NFS Rules and recommendations

In order to make the best use of the new NFS servers, we are asking people to adhere to a few rules:

  1. Users of NFS storage are expected to join the [nfs-users@csail] mailing-list to receive notification of system outages.
  2. NFS storage is a costly resource to maintain. Do not use it for backups. If your research does not absolutely require the capacity or performance of NFS, keep your data in AFS, which is much cheaper to maintain.
  3. Please request one new filesystem per dataset or per project. Filesystems are cheap, and keeping different kinds of data separate has numerous advantages:
    • It allows our backup system to operate more efficiently.
    • It allows us to set storage parameters appropriately for the type of data being stored.
    • It makes it easier to identify and resolve performance problems relating to filesystem activity.
  4. Please don’t mix different kinds of data in one filesystem. For example, if you’re working on video analysis, DO NOT take a multi-gigabyte video file and explode it into a million individual frames in the same filesystem – use a separate scratch filesystem for that. (Feel free to ask for one if you need it, after checking within your group.)

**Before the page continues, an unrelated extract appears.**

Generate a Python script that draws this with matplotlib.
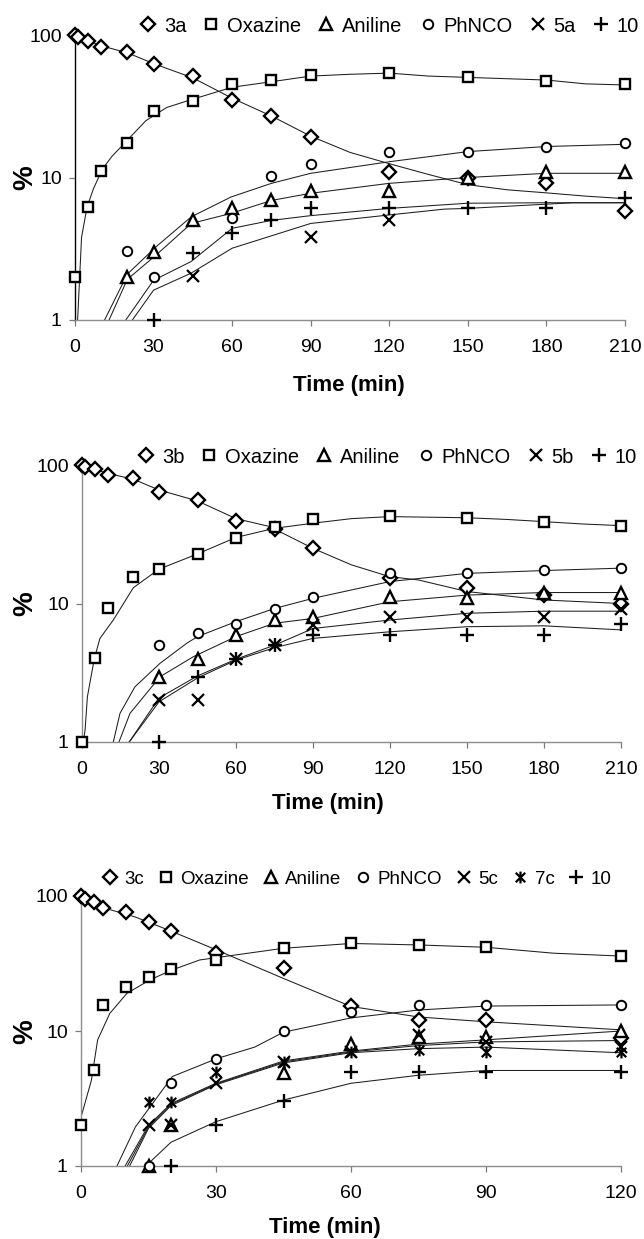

  5. Also, please don’t mix data with radically different access patterns. If you have a large dataset that you use as reference material – that is, you extract it once but never change it – we want to put it in a different filesystem with different storage parameters and backup policy. (We can even make it read-only to ensure that you don’t change it by accident.)
  6. Creating hundreds of millions of files is almost never a good idea. Under no circumstances should you create even hundreds of thousands of entries in the same directory – this causes all accesses to that directory to be much slower, and may prevent the backup system from ever finishing a backup of your data. Use multiple levels of subdirectories to limit the size of any one directory, and keep large numbers of small files in archives (tar or ZIP) when you do not need to access them immediately. (For many cluster applications, it may make sense to store all your data in an archive, and extract to temporary storage only those files required for the computation on each node.) Please ask TIG if you need assistance in structuring your data.